One recurring theme, myth to be more precise, that crops up time and again in the presentations of competing "tribes" at the Kasadyahan portion of the Dinagyang Festival, January 22, 2011, is the shame, disdain even, for indigenous religion or beliefs.

Maasin town's "Tultugan" troupe is impressive with the choreography of performers executed to the cadence of an all-bamboo ensemble of percussion and wind instruments, highlighting the town's major source of income, the bamboo industry.


However, the performance falls into the trap of fawning over what the foreign colonizer has imposed on the native with the use of the sword. An epidemic strikes at a community; many fall ill and die. The native seeks refuge to indigenous healers who in turn plead supplication to the spirits, and failed.

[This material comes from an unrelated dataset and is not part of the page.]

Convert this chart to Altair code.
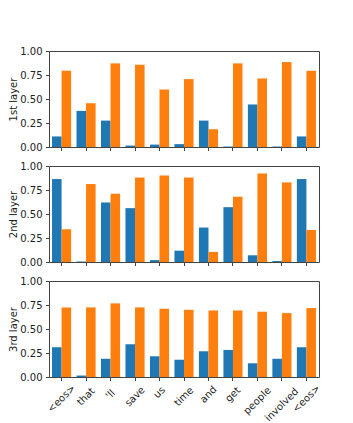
import json
import altair as alt
import pandas as pd

tokens = ["<eos>", "that", "'ll", "save", "us", "time", "and", "get", "people", "involved", "<eos>"]
layer_names = ["1st layer", "2nd layer", "3rd layer"]
series_colors = ["#1f77b4", "#ff7f0e"]

blue_1 = [0.11, 0.376, 0.275, 0.015, 0.025, 0.03, 0.275, 0.005, 0.443, 0.005, 0.11]
orange_1 = [0.794, 0.456, 0.871, 0.857, 0.599, 0.707, 0.185, 0.871, 0.714, 0.885, 0.794]
blue_2 = [0.864, 0.005, 0.62, 0.561, 0.02, 0.118, 0.359, 0.571, 0.07, 0.01, 0.864]
orange_2 = [0.341, 0.812, 0.711, 0.88, 0.902, 0.88, 0.105, 0.68, 0.923, 0.829, 0.334]
blue_3 = [0.31, 0.015, 0.19, 0.341, 0.216, 0.18, 0.268, 0.282, 0.143, 0.19, 0.31]
orange_3 = [0.725, 0.725, 0.767, 0.725, 0.711, 0.70, 0.693, 0.693, 0.68, 0.666, 0.718]

tok_arr = json.dumps(tokens)
label_expr = f"{tok_arr}[datum.value]"
pad_expr = f"5 + 0.354 * (5.8 * length({tok_arr}[datum.value]) + 7)"

FONT = "DejaVu Sans"
FRAME = "#444444"


def panel(name, blue, orange, show_labels):
    rows = []
    for i in range(len(tokens)):
        rows.append({"idx": i, "series": 0, "value": blue[i]})
        rows.append({"idx": i, "series": 1, "value": orange[i]})
    df = pd.DataFrame(rows)
    if show_labels:
        x_axis = alt.Axis(
            title=None, labels=True, domain=False, tickSize=3.5, tickColor=FRAME,
            labelExpr=label_expr, labelAngle=315, labelAlign="center",
            labelBaseline="middle", labelFontSize=10, labelColor="#222222",
            labelFont=FONT,
            labelPadding={"condition": {"test": "false", "value": 0}, "expr": pad_expr},
        )
    else:
        x_axis = alt.Axis(title=None, labels=False, domain=False, tickSize=3.5, tickColor=FRAME)
    return (
        alt.Chart(df)
        .mark_bar()
        .encode(
            x=alt.X("idx:O", axis=x_axis,
                    scale=alt.Scale(paddingInner=0.22, paddingOuter=0.124)),
            xOffset=alt.XOffset("series:N", scale=alt.Scale(domain=[0, 1], paddingInner=0, paddingOuter=0)),
            y=alt.Y(
                "value:Q",
                scale=alt.Scale(domain=[0, 1], nice=False),
                axis=alt.Axis(
                    values=[0, 0.25, 0.5, 0.75, 1.0], format=".2f", title=name,
                    tickSize=3.5, labelPadding=3.5, domain=False, grid=False,
                    tickColor=FRAME, labelFontSize=10, labelColor="#222222",
                    labelFont=FONT, titleFont=FONT, titleFontSize=10,
                    titleFontWeight="normal", titleColor="#222222", titlePadding=1,
                ),
            ),
            color=alt.Color("series:N", scale=alt.Scale(domain=[0, 1], range=series_colors), legend=None),
        )
        .properties(width=270, height=96)
    )


p1 = panel(layer_names[0], blue_1, orange_1, False)
p2 = panel(layer_names[1], blue_2, orange_2, False)
p3 = panel(layer_names[2], blue_3, orange_3, True)

chart = (
    alt.vconcat(p1, p2, p3, spacing=19, bounds="flush")
    .properties(padding={"left": 0, "top": 37, "right": 0, "bottom": 0})
    .configure_view(stroke=FRAME, strokeWidth=1)
)

chart.save("out.html", embed_options={"renderer": "svg", "actions": False})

The epidemic worsens until the Spanish friar, the Sto. Niño in tow, appears from nowhere, and voila, the sick and the dying are healed in an instant.

The colonizer is thanked, its religion is branded superior; the native's "superstitious" beliefs are cast away.

The myth purveyed is anti-historical: it ignores the 300-year brutality of the colonizer, it skirts a key in the oppressive Spanish rule: the pivotal role of the friars, symbolized by national hero Jose Rizal as Padre Damaso -- the colonial oppression facilitated by Catholicism - is conveniently concealed by the pageantry and drowned by the thunder of drums.